EXERCISE PROMPT:
Exactly the lines from the one with "Reproduce this chart with Plotly." through the one with "fig = go.Figure()", inclusive, are to be repeated, and the pictures are not.

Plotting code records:
• • • • • • •

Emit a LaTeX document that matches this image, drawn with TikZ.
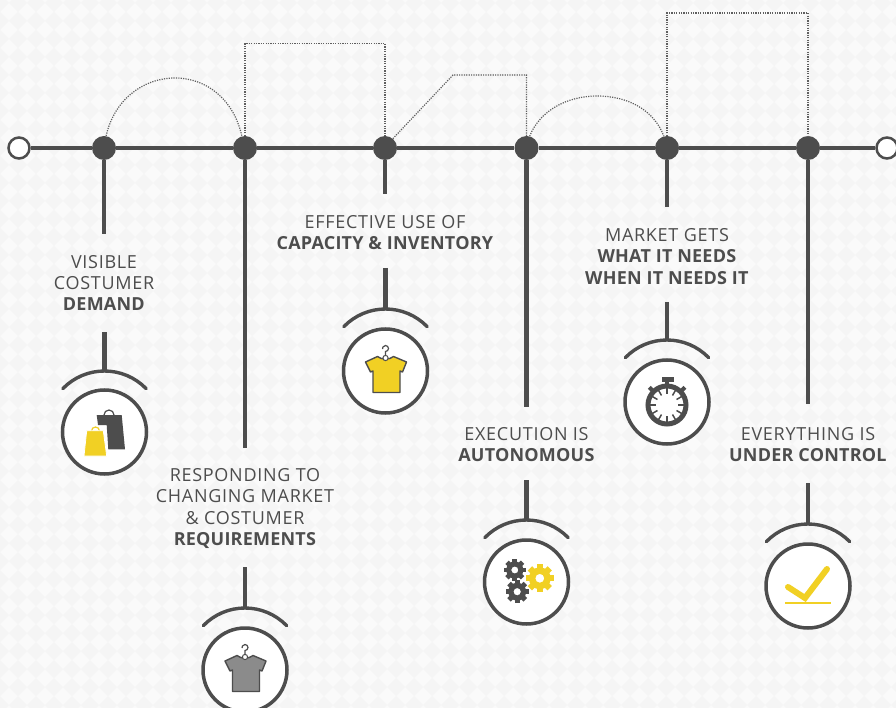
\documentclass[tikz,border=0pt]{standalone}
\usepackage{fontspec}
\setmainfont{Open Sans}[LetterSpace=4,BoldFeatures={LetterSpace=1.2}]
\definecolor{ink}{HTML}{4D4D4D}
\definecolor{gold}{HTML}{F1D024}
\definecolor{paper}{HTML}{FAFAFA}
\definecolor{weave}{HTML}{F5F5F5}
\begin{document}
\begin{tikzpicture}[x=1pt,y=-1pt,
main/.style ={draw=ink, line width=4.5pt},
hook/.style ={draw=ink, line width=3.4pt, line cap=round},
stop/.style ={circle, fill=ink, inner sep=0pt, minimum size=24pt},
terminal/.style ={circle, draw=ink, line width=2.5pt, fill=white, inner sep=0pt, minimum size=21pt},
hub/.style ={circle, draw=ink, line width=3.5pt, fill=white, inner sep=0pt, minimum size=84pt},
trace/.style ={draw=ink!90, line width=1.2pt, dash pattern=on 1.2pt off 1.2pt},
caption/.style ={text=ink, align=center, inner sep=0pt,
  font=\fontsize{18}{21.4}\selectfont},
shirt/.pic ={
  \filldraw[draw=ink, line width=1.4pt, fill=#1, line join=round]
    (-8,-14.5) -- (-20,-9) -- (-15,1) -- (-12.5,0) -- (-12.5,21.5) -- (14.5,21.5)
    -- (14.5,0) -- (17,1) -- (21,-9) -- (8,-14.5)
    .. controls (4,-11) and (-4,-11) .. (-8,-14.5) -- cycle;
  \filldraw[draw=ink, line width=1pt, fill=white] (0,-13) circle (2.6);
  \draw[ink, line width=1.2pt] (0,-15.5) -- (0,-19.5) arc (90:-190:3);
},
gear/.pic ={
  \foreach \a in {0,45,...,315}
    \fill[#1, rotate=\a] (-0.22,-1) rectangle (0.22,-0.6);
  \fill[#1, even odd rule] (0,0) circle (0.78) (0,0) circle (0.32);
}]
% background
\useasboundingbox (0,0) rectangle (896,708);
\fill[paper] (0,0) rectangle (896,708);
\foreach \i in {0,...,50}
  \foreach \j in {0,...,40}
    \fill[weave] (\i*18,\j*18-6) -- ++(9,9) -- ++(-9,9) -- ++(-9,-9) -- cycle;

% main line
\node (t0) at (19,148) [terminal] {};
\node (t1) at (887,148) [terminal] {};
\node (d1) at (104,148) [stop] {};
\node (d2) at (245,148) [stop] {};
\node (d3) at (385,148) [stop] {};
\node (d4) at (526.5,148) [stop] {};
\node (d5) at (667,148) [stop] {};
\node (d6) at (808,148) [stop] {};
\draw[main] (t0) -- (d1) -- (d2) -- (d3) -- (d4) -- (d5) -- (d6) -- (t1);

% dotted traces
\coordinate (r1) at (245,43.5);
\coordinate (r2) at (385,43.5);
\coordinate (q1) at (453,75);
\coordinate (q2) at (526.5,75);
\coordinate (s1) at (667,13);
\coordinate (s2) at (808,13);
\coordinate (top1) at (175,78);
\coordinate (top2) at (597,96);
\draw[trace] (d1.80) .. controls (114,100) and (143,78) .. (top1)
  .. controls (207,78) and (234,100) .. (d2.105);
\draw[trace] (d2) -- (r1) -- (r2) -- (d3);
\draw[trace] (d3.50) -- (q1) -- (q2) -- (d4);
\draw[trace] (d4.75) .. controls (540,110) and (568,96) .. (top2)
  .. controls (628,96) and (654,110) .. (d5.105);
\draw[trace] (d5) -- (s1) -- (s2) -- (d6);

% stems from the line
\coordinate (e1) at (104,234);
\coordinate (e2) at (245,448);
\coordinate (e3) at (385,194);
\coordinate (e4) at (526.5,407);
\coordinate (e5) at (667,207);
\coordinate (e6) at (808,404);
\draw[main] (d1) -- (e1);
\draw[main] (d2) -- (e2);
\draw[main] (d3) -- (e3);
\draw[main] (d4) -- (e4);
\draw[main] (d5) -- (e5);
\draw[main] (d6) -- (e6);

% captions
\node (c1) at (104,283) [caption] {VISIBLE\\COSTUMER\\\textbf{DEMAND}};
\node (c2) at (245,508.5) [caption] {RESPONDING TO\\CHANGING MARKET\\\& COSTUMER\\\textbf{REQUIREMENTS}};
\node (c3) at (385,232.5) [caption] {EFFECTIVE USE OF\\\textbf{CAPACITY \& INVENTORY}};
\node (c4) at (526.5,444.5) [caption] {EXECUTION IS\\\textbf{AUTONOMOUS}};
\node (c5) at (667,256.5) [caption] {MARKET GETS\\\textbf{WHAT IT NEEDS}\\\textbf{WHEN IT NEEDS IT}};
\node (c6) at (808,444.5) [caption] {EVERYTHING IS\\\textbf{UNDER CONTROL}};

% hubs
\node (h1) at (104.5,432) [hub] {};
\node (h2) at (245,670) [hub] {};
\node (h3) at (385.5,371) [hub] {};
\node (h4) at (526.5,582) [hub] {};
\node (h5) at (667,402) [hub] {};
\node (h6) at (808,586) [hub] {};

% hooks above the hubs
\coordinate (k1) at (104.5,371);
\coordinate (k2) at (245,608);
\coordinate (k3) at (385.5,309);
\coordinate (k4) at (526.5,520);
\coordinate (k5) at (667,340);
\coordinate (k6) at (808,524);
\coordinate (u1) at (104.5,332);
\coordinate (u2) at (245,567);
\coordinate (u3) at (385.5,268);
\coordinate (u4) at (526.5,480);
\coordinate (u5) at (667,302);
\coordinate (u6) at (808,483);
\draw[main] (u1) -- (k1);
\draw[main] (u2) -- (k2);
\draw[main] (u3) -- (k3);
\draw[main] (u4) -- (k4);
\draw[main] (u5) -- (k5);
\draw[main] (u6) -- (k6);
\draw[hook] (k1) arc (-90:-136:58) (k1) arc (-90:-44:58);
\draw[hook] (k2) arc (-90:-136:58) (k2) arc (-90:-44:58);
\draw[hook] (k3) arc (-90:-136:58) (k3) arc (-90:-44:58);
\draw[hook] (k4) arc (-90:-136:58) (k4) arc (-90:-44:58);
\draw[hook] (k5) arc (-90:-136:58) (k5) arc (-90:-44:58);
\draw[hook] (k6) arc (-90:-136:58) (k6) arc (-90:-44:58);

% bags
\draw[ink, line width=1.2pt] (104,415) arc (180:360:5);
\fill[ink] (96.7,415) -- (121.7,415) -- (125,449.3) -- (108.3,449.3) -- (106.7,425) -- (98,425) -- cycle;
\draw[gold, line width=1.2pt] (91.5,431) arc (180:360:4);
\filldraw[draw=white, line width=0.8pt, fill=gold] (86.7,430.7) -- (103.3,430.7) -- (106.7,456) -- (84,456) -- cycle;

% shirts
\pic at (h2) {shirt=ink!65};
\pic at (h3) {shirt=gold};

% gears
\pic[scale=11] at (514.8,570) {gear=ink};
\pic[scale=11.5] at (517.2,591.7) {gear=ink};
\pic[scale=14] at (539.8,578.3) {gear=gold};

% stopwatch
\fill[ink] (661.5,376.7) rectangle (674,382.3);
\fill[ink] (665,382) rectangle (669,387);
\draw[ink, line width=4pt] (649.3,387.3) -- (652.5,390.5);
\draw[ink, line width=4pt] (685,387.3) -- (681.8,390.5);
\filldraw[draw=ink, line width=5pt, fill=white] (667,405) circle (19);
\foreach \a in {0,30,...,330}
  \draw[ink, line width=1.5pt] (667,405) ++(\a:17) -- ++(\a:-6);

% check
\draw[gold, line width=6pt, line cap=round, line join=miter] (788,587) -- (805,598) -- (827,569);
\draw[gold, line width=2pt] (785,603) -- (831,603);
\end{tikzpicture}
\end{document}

• • • • • • •

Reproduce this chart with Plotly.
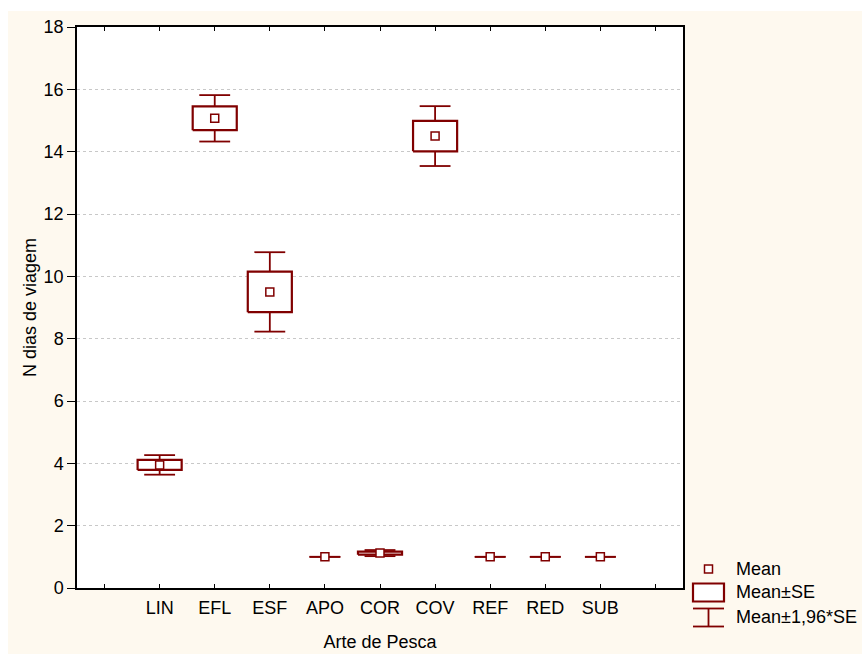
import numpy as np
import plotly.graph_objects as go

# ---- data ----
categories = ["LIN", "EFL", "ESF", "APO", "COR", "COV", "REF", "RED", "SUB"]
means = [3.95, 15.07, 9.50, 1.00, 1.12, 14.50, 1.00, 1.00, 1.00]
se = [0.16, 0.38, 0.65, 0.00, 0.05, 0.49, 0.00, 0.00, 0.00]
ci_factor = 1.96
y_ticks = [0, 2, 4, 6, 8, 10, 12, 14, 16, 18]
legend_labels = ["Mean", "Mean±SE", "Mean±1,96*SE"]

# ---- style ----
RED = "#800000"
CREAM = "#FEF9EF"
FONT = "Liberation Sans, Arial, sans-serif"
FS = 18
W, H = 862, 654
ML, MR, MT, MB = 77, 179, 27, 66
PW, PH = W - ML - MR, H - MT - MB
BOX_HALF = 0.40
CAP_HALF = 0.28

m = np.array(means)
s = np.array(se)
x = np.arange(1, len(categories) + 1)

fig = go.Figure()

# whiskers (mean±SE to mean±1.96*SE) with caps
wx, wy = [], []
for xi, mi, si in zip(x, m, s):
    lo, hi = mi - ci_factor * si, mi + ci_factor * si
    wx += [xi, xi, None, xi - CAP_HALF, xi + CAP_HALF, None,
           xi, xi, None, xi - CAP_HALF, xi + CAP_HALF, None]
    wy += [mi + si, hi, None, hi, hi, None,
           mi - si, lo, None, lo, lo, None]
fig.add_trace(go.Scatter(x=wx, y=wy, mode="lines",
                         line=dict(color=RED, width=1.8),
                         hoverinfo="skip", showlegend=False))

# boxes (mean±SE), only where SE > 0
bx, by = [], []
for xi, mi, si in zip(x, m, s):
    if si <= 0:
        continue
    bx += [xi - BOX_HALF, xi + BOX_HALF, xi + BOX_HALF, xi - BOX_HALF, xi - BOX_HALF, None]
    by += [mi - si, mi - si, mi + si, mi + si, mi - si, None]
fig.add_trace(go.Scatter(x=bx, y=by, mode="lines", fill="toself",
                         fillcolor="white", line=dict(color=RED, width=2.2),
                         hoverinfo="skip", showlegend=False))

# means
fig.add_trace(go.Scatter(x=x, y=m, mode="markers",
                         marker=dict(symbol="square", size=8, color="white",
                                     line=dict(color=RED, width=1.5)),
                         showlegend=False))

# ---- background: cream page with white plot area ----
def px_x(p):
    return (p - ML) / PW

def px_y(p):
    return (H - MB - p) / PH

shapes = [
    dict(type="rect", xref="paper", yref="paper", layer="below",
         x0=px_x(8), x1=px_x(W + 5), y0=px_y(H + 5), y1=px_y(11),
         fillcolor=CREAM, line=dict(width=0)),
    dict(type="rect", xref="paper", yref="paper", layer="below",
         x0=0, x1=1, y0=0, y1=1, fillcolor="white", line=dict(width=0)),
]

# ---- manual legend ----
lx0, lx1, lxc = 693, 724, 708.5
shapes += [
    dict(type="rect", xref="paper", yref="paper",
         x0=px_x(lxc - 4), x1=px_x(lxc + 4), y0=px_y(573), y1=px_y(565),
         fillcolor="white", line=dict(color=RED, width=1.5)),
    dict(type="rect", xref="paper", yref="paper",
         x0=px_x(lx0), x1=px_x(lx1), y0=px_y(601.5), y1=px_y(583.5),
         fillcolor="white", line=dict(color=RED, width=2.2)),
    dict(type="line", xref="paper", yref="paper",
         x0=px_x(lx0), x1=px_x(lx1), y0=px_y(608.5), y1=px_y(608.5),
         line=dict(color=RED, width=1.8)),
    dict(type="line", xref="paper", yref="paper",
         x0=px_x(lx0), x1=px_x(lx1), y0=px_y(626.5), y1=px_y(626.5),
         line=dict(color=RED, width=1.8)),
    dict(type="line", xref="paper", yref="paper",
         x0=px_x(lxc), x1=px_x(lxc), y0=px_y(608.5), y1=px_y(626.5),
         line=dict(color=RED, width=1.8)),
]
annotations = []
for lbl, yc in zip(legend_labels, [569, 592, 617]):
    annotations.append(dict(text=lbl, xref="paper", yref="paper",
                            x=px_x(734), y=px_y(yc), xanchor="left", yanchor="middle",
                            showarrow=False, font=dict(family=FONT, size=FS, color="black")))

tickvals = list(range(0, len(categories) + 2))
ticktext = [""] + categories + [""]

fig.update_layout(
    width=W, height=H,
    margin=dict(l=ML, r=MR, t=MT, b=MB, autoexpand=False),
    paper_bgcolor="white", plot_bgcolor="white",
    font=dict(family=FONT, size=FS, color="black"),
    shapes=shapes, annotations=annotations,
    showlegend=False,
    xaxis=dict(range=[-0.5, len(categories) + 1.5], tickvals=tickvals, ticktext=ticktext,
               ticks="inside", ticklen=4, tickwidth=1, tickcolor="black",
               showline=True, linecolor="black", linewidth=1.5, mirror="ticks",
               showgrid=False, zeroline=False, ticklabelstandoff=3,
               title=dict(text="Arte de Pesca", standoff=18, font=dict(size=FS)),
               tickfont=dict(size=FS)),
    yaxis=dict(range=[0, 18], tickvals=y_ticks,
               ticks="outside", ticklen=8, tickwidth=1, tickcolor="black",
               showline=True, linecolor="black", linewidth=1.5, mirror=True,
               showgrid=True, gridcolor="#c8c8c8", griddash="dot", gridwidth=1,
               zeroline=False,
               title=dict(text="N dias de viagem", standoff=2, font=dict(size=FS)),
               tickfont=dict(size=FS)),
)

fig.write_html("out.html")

• • • • • • •

RESULT FOR THIS TASK:
Reproduce this chart with Plotly.
import numpy as np
import plotly.graph_objects as go

# ---- data ----
categories = ["LIN", "EFL", "ESF", "APO", "COR", "COV", "REF", "RED", "SUB"]
means = [3.95, 15.07, 9.50, 1.00, 1.12, 14.50, 1.00, 1.00, 1.00]
se = [0.16, 0.38, 0.65, 0.00, 0.05, 0.49, 0.00, 0.00, 0.00]
ci_factor = 1.96
y_ticks = [0, 2, 4, 6, 8, 10, 12, 14, 16, 18]
legend_labels = ["Mean", "Mean±SE", "Mean±1,96*SE"]

# ---- style ----
RED = "#800000"
CREAM = "#FEF9EF"
FONT = "Liberation Sans, Arial, sans-serif"
FS = 18
W, H = 862, 654
ML, MR, MT, MB = 77, 179, 27, 66
PW, PH = W - ML - MR, H - MT - MB
BOX_HALF = 0.40
CAP_HALF = 0.28

m = np.array(means)
s = np.array(se)
x = np.arange(1, len(categories) + 1)

fig = go.Figure()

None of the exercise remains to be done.